In the case of Serico v. Rothberg, a medical malpractice case, a jury's $6 million verdict was reduced to only $1 million because of a high-low agreement negotiated by the attorneys. A three-judge appellate court panel decided that the $1 million did not include attorneys fees.
The case has been pending for years. Lucia Serico’s husband, Benjamin Serico, filed suit against Dr. Robert M. Rothberg in 2011 in Essex County Superior Court for medical malpractice, claiming a failure to diagnose colon cancer. Benjamin Serico died during the litigation, but his widow continued the case on behalf of herself and the estate.
Before the case went to trial, Lucia Serico offered to settle for $750,000. However, Rothberg didn’t respond. The trial commenced and while awaiting the jury’s verdict, the parties entered a high-low agreement specifying an amount of at least $300,000 but capping the award at $1 million. The jury came back with an award of $6 million.
The parties placed the award on record without mentioning any award of attorneys fees. Rothberg’s lack of response to the earlier offer of judgment for $750,000 left the question open.

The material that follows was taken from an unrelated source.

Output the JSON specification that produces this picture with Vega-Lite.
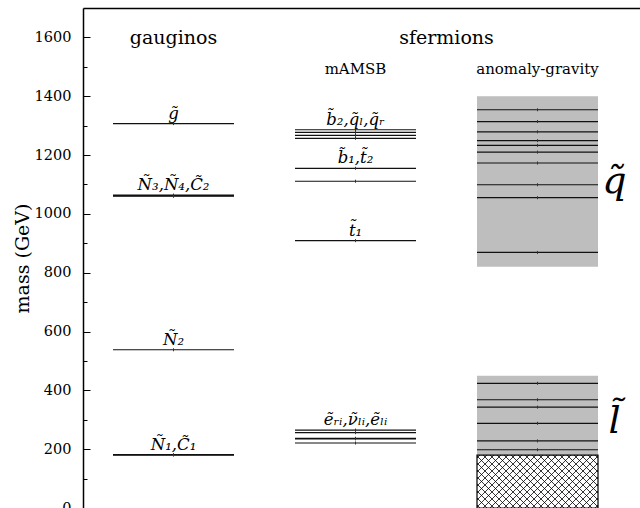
{
  "$schema": "https://vega.github.io/schema/vega-lite/v6.json",
  "width": 557,
  "height": 500,
  "autosize": {"type": "none"},
  "padding": {"left": 83, "top": 8, "right": 0, "bottom": 0},
  "background": "white",
  "config": {"view": {"stroke": null}, "font": "DejaVu Serif"},
  "datasets": {
    "levels": [
      {"col": "gauginos", "mass": 1307},
      {"col": "gauginos", "mass": 1064},
      {"col": "gauginos", "mass": 1062},
      {"col": "gauginos", "mass": 1060},
      {"col": "gauginos", "mass": 538},
      {"col": "gauginos", "mass": 181.5},
      {"col": "gauginos", "mass": 180},
      {"col": "mAMSB", "mass": 1286},
      {"col": "mAMSB", "mass": 1277},
      {"col": "mAMSB", "mass": 1267},
      {"col": "mAMSB", "mass": 1257},
      {"col": "mAMSB", "mass": 1155},
      {"col": "mAMSB", "mass": 1111},
      {"col": "mAMSB", "mass": 909},
      {"col": "mAMSB", "mass": 265},
      {"col": "mAMSB", "mass": 256},
      {"col": "mAMSB", "mass": 237},
      {"col": "mAMSB", "mass": 235},
      {"col": "mAMSB", "mass": 221},
      {"col": "anomaly-gravity", "mass": 1354},
      {"col": "anomaly-gravity", "mass": 1314},
      {"col": "anomaly-gravity", "mass": 1279},
      {"col": "anomaly-gravity", "mass": 1249},
      {"col": "anomaly-gravity", "mass": 1233},
      {"col": "anomaly-gravity", "mass": 1210},
      {"col": "anomaly-gravity", "mass": 1173},
      {"col": "anomaly-gravity", "mass": 1099},
      {"col": "anomaly-gravity", "mass": 1055},
      {"col": "anomaly-gravity", "mass": 869},
      {"col": "anomaly-gravity", "mass": 424},
      {"col": "anomaly-gravity", "mass": 368},
      {"col": "anomaly-gravity", "mass": 343},
      {"col": "anomaly-gravity", "mass": 288},
      {"col": "anomaly-gravity", "mass": 228},
      {"col": "anomaly-gravity", "mass": 198}
    ],
    "regions": [
      {"col": "anomaly-gravity", "mass": 1400, "mass2": 820, "kind": "squarks"},
      {"col": "anomaly-gravity", "mass": 450, "mass2": 180, "kind": "sleptons"}
    ],
    "excluded": [
      {"col": "anomaly-gravity", "mass": 180, "mass2": 0, "mid": 90}
    ],
    "particles": [
      {"col": "gauginos", "mass": 1307, "text": "g\u0303"},
      {"col": "gauginos", "mass": 1064, "text": "\u00d1\u2083,\u00d1\u2084,C\u0303\u2082"},
      {"col": "gauginos", "mass": 538, "text": "\u00d1\u2082"},
      {"col": "gauginos", "mass": 181.5, "text": "\u00d1\u2081,C\u0303\u2081"},
      {"col": "mAMSB", "mass": 1286, "text": "b\u0303\u2082,q\u0303\u2097,q\u0303\u1d63"},
      {"col": "mAMSB", "mass": 1155, "text": "b\u0303\u2081,t\u0303\u2082"},
      {"col": "mAMSB", "mass": 909, "text": "t\u0303\u2081"},
      {"col": "mAMSB", "mass": 265, "text": "\u1ebd\u1d63\u1d62,\u03bd\u0303\u2097\u1d62,\u1ebd\u2097\u1d62"}
    ]
  },
  "encoding": {
    "x": {
      "field": "col",
      "type": "nominal",
      "scale": {
        "domain": ["gauginos", "mAMSB", "anomaly-gravity"],
        "paddingInner": 0.33516,
        "paddingOuter": 0.1978,
        "align": 0.4167
      },
      "axis": {
        "orient": "top",
        "labels": false,
        "ticks": false,
        "title": null,
        "grid": false,
        "domainColor": "black",
        "domainWidth": 1.5
      }
    },
    "y": {
      "field": "mass",
      "type": "quantitative",
      "title": "mass (GeV)",
      "scale": {"domain": [0, 1700], "nice": false, "zero": true},
      "axis": {
        "orient": "left",
        "values": [0, 100, 200, 300, 400, 500, 600, 700, 800, 900, 1000, 1100, 1200, 1300, 1400, 1500, 1600],
        "format": "d",
        "labelExpr": "datum.value % 200 === 0 ? datum.label : ''",
        "tickSize": {"condition": {"test": "datum.value % 200 === 0", "value": -7}, "value": -4},
        "tickColor": "black",
        "tickWidth": 1,
        "domainColor": "black",
        "domainWidth": 1.5,
        "grid": false,
        "labelFont": "DejaVu Serif",
        "labelFontSize": 14.5,
        "labelColor": "black",
        "labelPadding": 19,
        "labelFlush": false,
        "labelOverlap": false,
        "titleFont": "DejaVu Serif",
        "titleFontSize": 19,
        "titleFontWeight": "normal",
        "titleColor": "black",
        "titlePadding": 2
      }
    }
  },
  "layer": [
    {
      "data": {"name": "regions"},
      "mark": {"type": "bar", "color": "#bebebe"},
      "encoding": {"y2": {"field": "mass2"}}
    },
    {
      "data": {"name": "excluded"},
      "mark": {"type": "bar", "fill": "white", "stroke": "black", "strokeWidth": 1.2},
      "encoding": {"y2": {"field": "mass2"}}
    },
    {
      "data": {"name": "excluded"},
      "mark": {
        "type": "point",
        "filled": false,
        "size": 4,
        "stroke": "black",
        "strokeWidth": 0.8,
        "opacity": 1,
        "shape": "M-60.5,23.5L-57.5,26.5M-60.5,16.5L-50.5,26.5M-60.5,9.5L-43.5,26.5M-60.5,2.5L-36.5,26.5M-60.5,-4.5L-29.5,26.5M-60.5,-11.5L-22.5,26.5M-60.5,-18.5L-15.5,26.5M-60.5,-25.5L-8.5,26.5M-54.5,-26.5L-1.5,26.5M-47.5,-26.5L5.5,26.5M-40.5,-26.5L12.5,26.5M-33.5,-26.5L19.5,26.5M-26.5,-26.5L26.5,26.5M-19.5,-26.5L33.5,26.5M-12.5,-26.5L40.5,26.5M-5.5,-26.5L47.5,26.5M1.5,-26.5L54.5,26.5M8.5,-26.5L60.5,25.5M15.5,-26.5L60.5,18.5M22.5,-26.5L60.5,11.5M29.5,-26.5L60.5,4.5M36.5,-26.5L60.5,-2.5M43.5,-26.5L60.5,-9.5M50.5,-26.5L60.5,-16.5M57.5,-26.5L60.5,-23.5M-57.5,-26.5L-60.5,-23.5M-50.5,-26.5L-60.5,-16.5M-43.5,-26.5L-60.5,-9.5M-36.5,-26.5L-60.5,-2.5M-29.5,-26.5L-60.5,4.5M-22.5,-26.5L-60.5,11.5M-15.5,-26.5L-60.5,18.5M-8.5,-26.5L-60.5,25.5M-1.5,-26.5L-54.5,26.5M5.5,-26.5L-47.5,26.5M12.5,-26.5L-40.5,26.5M19.5,-26.5L-33.5,26.5M26.5,-26.5L-26.5,26.5M33.5,-26.5L-19.5,26.5M40.5,-26.5L-12.5,26.5M47.5,-26.5L-5.5,26.5M54.5,-26.5L1.5,26.5M60.5,-25.5L8.5,26.5M60.5,-18.5L15.5,26.5M60.5,-11.5L22.5,26.5M60.5,-4.5L29.5,26.5M60.5,2.5L36.5,26.5M60.5,9.5L43.5,26.5M60.5,16.5L50.5,26.5M60.5,23.5L57.5,26.5"
      },
      "encoding": {"y": {"field": "mid", "type": "quantitative", "title": "mass (GeV)"}}
    },
    {
      "data": {"name": "levels"},
      "mark": {"type": "tick", "size": 121, "thickness": 1.2, "color": "#111111", "opacity": 1}
    },
    {
      "data": {"name": "levels"},
      "mark": {
        "type": "point",
        "shape": "M0,-1L0,1",
        "size": 9,
        "filled": false,
        "stroke": "#333333",
        "strokeWidth": 1,
        "opacity": 1
      }
    },
    {
      "data": {"name": "particles"},
      "mark": {
        "type": "text",
        "font": "DejaVu Serif",
        "fontStyle": "italic",
        "fontSize": 16.5,
        "color": "black",
        "align": "center",
        "baseline": "alphabetic",
        "dy": -5
      },
      "encoding": {"text": {"field": "text"}}
    },
    {
      "data": {"values": [{"col": "gauginos", "mass": 1577, "text": "gauginos"}]},
      "mark": {"type": "text", "font": "DejaVu Serif", "fontSize": 19, "color": "black", "align": "center", "baseline": "alphabetic"},
      "encoding": {"text": {"field": "text"}}
    },
    {
      "data": {"values": [{"col": "mAMSB", "mass": 1577, "text": "sfermions"}]},
      "mark": {"type": "text", "font": "DejaVu Serif", "fontSize": 19, "color": "black", "align": "center", "baseline": "alphabetic", "dx": 91},
      "encoding": {"text": {"field": "text"}}
    },
    {
      "data": {"values": [
        {"col": "mAMSB", "mass": 1476, "text": "mAMSB"},
        {"col": "anomaly-gravity", "mass": 1476, "text": "anomaly-gravity"}
      ]},
      "mark": {"type": "text", "font": "DejaVu Serif", "fontSize": 15, "color": "black", "align": "center", "baseline": "alphabetic"},
      "encoding": {"text": {"field": "text"}}
    },
    {
      "data": {"values": [
        {"col": "anomaly-gravity", "mass": 1071, "text": "q\u0303"},
        {"col": "anomaly-gravity", "mass": 255, "text": "l\u0303"}
      ]},
      "mark": {"type": "text", "font": "DejaVu Serif", "fontStyle": "italic", "fontSize": 38, "color": "black", "align": "center", "baseline": "alphabetic", "dx": 77},
      "encoding": {"text": {"field": "text"}}
    }
  ]
}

The appellate panel noted “The parties' high-low agreement made no mention of the effect of defendant's rejection of plaintiff's offer of judgment that, absent the high-low agreement, entitled plaintiff to an award of counsel fees and other remedies based upon the amount of the judgment entered after the jury's verdict.”

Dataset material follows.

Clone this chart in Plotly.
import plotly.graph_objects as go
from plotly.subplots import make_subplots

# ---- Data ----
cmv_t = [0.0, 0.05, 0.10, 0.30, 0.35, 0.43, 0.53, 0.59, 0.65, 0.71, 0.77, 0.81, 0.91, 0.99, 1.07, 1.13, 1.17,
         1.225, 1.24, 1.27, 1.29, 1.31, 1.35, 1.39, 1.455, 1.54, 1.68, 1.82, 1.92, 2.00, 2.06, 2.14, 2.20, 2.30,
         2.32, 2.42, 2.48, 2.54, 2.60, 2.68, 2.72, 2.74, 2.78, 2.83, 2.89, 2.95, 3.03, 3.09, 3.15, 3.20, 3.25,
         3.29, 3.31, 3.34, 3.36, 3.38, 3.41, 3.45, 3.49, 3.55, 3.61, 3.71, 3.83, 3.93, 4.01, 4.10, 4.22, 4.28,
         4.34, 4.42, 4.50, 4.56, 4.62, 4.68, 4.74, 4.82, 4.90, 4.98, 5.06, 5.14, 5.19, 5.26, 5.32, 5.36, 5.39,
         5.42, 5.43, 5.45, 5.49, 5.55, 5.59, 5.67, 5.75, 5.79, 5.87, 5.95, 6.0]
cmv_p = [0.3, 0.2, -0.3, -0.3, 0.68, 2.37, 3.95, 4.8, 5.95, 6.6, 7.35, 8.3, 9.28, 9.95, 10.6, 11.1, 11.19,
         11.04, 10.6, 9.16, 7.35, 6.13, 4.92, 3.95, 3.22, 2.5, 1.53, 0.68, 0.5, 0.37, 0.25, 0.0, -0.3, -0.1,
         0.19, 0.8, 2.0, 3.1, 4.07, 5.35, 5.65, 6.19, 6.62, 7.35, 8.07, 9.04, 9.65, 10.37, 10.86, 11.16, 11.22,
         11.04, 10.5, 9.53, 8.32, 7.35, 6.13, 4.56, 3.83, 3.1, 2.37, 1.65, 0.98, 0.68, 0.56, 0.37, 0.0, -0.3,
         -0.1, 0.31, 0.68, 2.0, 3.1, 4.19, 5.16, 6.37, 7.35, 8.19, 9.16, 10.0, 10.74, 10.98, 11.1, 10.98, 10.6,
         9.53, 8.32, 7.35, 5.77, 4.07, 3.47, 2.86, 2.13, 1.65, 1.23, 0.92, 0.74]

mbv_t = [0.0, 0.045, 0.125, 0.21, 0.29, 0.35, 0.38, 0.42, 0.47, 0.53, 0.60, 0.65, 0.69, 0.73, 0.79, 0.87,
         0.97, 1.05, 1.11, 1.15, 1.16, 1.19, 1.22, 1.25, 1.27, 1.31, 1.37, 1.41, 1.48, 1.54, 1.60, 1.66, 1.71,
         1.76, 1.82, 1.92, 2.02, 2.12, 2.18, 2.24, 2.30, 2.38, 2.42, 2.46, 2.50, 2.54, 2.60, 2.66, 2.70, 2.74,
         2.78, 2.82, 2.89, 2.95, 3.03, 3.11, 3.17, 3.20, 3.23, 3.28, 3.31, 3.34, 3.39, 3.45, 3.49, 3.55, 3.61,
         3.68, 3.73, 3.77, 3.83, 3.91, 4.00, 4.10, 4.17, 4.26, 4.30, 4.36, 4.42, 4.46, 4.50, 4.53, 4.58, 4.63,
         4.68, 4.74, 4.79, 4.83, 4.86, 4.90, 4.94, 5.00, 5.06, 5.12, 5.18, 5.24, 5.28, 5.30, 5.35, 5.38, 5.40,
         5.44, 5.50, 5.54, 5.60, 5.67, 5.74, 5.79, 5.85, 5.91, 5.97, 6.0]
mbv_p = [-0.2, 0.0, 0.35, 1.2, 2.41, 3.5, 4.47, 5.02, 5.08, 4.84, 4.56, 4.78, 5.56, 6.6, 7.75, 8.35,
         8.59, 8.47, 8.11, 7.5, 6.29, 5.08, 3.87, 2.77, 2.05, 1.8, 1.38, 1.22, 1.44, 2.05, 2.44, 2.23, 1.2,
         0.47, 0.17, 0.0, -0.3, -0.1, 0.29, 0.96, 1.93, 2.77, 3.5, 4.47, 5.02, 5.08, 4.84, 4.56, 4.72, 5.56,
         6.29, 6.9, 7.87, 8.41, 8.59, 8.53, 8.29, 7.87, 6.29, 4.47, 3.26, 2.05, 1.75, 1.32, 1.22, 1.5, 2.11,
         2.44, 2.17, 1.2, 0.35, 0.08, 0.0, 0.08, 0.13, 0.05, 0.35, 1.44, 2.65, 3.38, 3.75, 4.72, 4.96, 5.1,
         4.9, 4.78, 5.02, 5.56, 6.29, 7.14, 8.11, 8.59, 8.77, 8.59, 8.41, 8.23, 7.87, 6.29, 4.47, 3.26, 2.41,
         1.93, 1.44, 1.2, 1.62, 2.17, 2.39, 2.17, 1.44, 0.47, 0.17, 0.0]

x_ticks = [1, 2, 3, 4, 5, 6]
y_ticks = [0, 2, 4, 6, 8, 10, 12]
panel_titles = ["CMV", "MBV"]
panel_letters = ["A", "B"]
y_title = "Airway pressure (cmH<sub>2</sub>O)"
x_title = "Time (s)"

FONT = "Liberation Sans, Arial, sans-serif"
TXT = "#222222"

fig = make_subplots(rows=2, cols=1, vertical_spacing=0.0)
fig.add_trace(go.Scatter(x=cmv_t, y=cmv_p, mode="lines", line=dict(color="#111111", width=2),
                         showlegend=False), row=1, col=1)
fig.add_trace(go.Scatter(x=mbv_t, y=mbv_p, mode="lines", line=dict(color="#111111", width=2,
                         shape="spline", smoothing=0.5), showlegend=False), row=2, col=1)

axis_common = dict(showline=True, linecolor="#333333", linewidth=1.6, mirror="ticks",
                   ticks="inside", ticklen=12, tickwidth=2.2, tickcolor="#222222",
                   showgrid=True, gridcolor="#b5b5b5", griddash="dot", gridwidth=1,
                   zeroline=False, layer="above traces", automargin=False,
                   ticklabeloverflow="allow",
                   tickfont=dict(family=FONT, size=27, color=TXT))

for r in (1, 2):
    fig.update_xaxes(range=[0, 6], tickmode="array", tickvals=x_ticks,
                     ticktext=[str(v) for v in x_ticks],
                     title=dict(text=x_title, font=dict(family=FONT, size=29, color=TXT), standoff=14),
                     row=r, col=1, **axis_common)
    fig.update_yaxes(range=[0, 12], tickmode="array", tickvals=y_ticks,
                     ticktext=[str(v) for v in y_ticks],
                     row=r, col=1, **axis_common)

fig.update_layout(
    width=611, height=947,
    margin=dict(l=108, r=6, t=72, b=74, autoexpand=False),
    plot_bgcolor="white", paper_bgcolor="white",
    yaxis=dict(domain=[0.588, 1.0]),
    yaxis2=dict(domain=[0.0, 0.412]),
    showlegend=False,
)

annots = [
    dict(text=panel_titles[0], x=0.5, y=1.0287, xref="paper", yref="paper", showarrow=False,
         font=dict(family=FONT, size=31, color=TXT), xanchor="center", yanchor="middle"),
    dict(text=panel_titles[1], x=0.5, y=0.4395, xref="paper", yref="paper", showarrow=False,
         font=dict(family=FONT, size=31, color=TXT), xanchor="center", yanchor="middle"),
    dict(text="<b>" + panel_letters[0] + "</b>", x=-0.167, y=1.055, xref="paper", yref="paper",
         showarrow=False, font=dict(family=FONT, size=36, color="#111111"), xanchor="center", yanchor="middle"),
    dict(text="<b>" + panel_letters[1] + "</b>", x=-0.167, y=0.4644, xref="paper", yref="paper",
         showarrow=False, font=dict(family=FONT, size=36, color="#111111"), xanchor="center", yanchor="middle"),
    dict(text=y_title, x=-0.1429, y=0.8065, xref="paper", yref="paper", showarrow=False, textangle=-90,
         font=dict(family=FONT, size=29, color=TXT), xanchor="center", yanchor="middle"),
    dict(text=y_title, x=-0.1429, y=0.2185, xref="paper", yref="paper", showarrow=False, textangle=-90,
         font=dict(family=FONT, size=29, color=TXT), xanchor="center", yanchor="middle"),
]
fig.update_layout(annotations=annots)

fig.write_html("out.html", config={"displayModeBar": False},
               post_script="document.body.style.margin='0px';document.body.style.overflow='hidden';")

The appellate court ruled against Serico because her attorney “never mentioned the offer of judgment during the high-low agreement's negotiations or expressed any intention of preserving his client's right to attorney's fees and costs under the rule,” according to the decision.
The court did not rely upon the trial court judge’s experience in making the decision to deny attorney’s fees to Serico, stating in its decision, “He [the judge] also stated that he 'conferred with several colleagues who have had similar experiences' and they informed him that successful parties who entered into high-low agreements rarely, if ever, made an application for fees under the rule, and, in the rare instance when they did, the motion was denied.”

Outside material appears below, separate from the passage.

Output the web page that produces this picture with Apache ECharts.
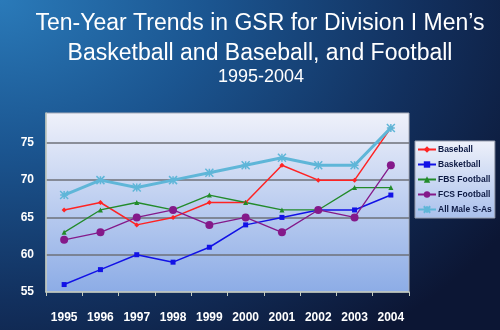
<!DOCTYPE html>
<html>
<head>
<meta charset="utf-8">
<script src="https://cdn.jsdelivr.net/npm/echarts@6/dist/echarts.min.js"></script>
<style>
html,body{margin:0;padding:0;}
body{width:500px;height:330px;overflow:hidden;
background:radial-gradient(ellipse 120% 130% at 0% 0%, #2a7ab9 0%, #1b5590 35%, #12305e 70%, #0c1634 100%);}
#c{width:500px;height:330px;}
</style>
</head>
<body>
<div id="c"></div>
<script>
var years = ['1995','1996','1997','1998','1999','2000','2001','2002','2003','2004'];
var baseball = [66, 67, 64, 65, 67, 67, 72, 70, 70, 77];
var basketball = [56, 58, 60, 59, 61, 64, 65, 66, 66, 68];
var fbsFootball = [63, 66, 67, 66, 68, 67, 66, 66, 69, 69];
var fcsFootball = [62, 63, 65, 66, 64, 65, 63, 66, 65, 72];
var allMale = [68, 70, 69, 70, 71, 72, 73, 72, 72, 77];
var seriesNames = ['Baseball', 'Basketball', 'FBS Football', 'FCS Football', 'All Male S-As'];

var chart = echarts.init(document.getElementById('c'));
var FONT = 'Liberation Sans, Arial, sans-serif';
function mk(name, data, color, symbol, size, width) {
  return {
    name: name, type: 'line', data: data,
    symbol: symbol, symbolSize: size,
    lineStyle: {color: color, width: width},
    itemStyle: {color: color, borderColor: color, borderWidth: symbol.indexOf('path') === 0 ? 1.5 : 0},
    emphasis: {disabled: true},
    z: 3
  };
}
chart.setOption({
  animation: false,
  backgroundColor: 'transparent',
  title: [{
    text: 'Ten-Year Trends in GSR for Division I Men\u2019s\nBasketball and Baseball, and Football',
    left: 255, top: 4, textAlign: 'center',
    textStyle: {color: '#ffffff', fontFamily: FONT, fontWeight: 'normal', fontSize: 23, lineHeight: 30}
  }, {
    text: '1995-2004',
    left: 256, top: 63, textAlign: 'center',
    textStyle: {color: '#ffffff', fontFamily: FONT, fontWeight: 'normal', fontSize: 18}
  }],
  legend: {
    orient: 'vertical', left: 415, top: 141,
    data: seriesNames,
    itemWidth: 18, itemHeight: 8, itemGap: 4,
    padding: [3, 3, 3, 2],
    borderColor: '#9aa0b0', borderWidth: 1,
    backgroundColor: new echarts.graphic.LinearGradient(0, 0, 0, 1, [
      {offset: 0, color: '#eef1fa'}, {offset: 1, color: '#a9c0ec'}]),
    textStyle: {color: '#0d1a44', fontFamily: FONT, fontSize: 8.5, fontWeight: 'bold', padding: [0, 0, 0, -3], lineHeight: 11}
  },
  grid: {
    left: 46, right: 91, top: 113, bottom: 38,
    show: true, borderColor: '#a8acb8', borderWidth: 1,
    backgroundColor: new echarts.graphic.LinearGradient(0, 0, 0, 1, [
      {offset: 0, color: '#eff1fa'}, {offset: 1, color: '#8cace6'}])
  },
  xAxis: {
    type: 'category', data: years, boundaryGap: true,
    axisLine: {lineStyle: {color: '#c4ccc0', width: 1.5}},
    axisTick: {show: true, length: 4, lineStyle: {color: '#c4ccc0'}},
    axisLabel: {color: '#ffffff', fontFamily: FONT, fontWeight: 'bold', fontSize: 12, margin: 20}
  },
  yAxis: {
    type: 'value', min: 55, max: 79, interval: 5,
    axisLine: {show: true, lineStyle: {color: '#c4ccc0', width: 1.5}},
    axisTick: {show: false},
    axisLabel: {color: '#ffffff', fontFamily: FONT, fontWeight: 'bold', fontSize: 12, margin: 12, showMaxLabel: false},
    splitLine: {show: true, showMinLine: false, showMaxLine: false, lineStyle: {color: '#6e7078', width: 1.5}}
  },
  series: [
    mk(seriesNames[0], baseball, '#ff2323', 'diamond', 5, 1.5),
    mk(seriesNames[1], basketball, '#1212e6', 'rect', 5, 1.5),
    mk(seriesNames[2], fbsFootball, '#228b2a', 'triangle', 5, 1.3),
    mk(seriesNames[3], fcsFootball, '#84198a', 'circle', 8, 1.3),
    mk(seriesNames[4], allMale, '#5fb6d8', 'path://M0,0L10,10M10,0L0,10M5,0L5,10M0,5L10,5', 8, 3)
  ]
});
</script>
</body>
</html>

Rather, the appellate court found that at the time Serico’s attorneys were negotiating the high-low agreement, they didn’t state an intention to pursue attorney’s fees.
In its opinion, the court concluded: “Because the jury's verdict here was in excess of the high, the trial court correctly rejected plaintiff's claim and limited plaintiff's recovery to $1 million, including all fees and costs to which she might have been entitled.”
Robert H. Solomon, Bruce H. Nagel and Bradley L. Rice of Nagel Rice LLP represented Serico. James B. Sharp and Benjamin Hooper of Schenck Price Smith & King LLP represented Rothberg.
Solomon maintains that they will appeal to the Supreme Court of New Jersey because the burden was on defendant’s attorneys to get a waiver of the offer of judgment sanctions during the high-low negotiations, according to a Law360 article.